The prime minister also spoke about the peace process and hinted that he was not yet prepared to accept the inclusion of East Jerusalem residents or deportees in the Palestinian delegation that is to hold preliminary talks with Israel.

“We are being pressed to agree to the participation of Palestinians who live outside” the administered territories, “as well as some who are in Jerusalem,” Shamir said, in an apparent reference to U.S. Secretary of State. James Baker’s latest proposal.

“We shall not permit any action that will cast any doubt on the status of united Jerusalem as Israel’s capital or that could undermine the position of our eternal capital,” he said.

The Likud leader also said, “We will not be a party to any attempt that will bring the PLO into the process through the back door.”

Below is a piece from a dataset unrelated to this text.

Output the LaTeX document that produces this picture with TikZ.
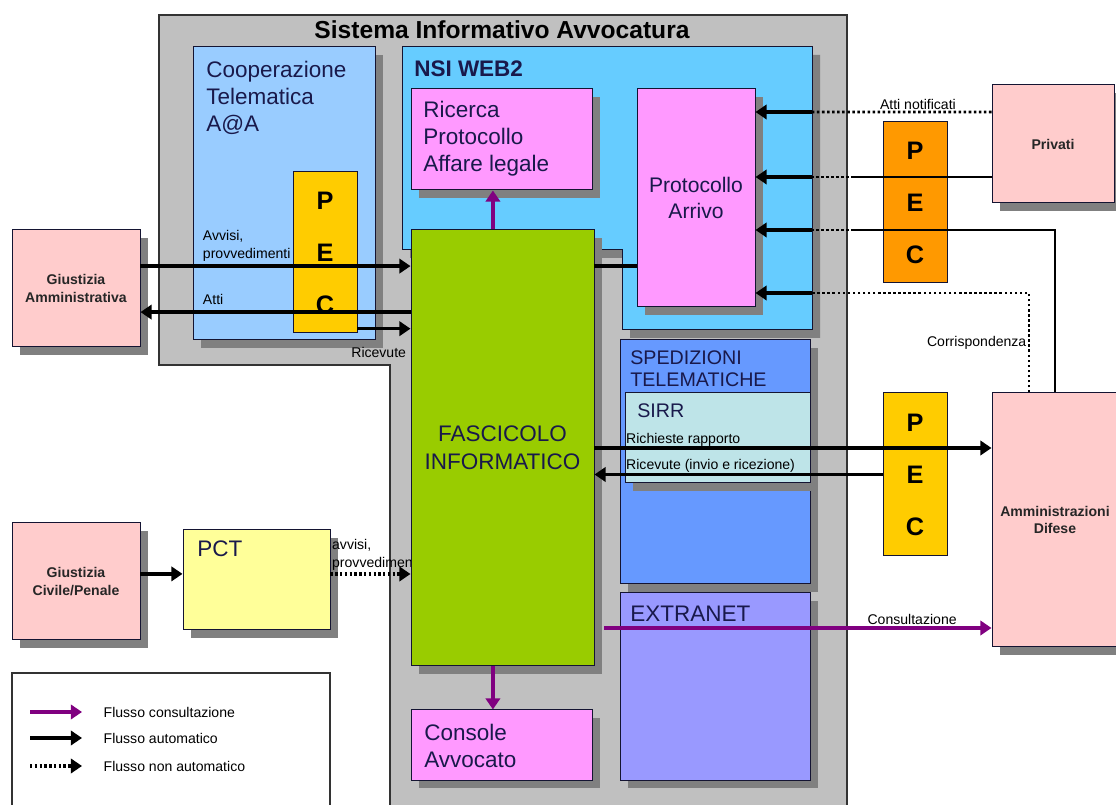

The Palestine Liberation Organization is believed to have endorsed the idea of including Palestinians once deported from the territories in peace talks, as representatives of a larger “Palestinian diaspora.”

Shamir urged his listeners to pay attention to all four points of his May 1989 peace plan, which among other things calls on Arab states to sign a peace treaty with Israel.

“Concentrating on only the last point–elections in Judea, Samaria and Gaza — will not end the conflict. It might even expose us to bigger security dangers,” he said.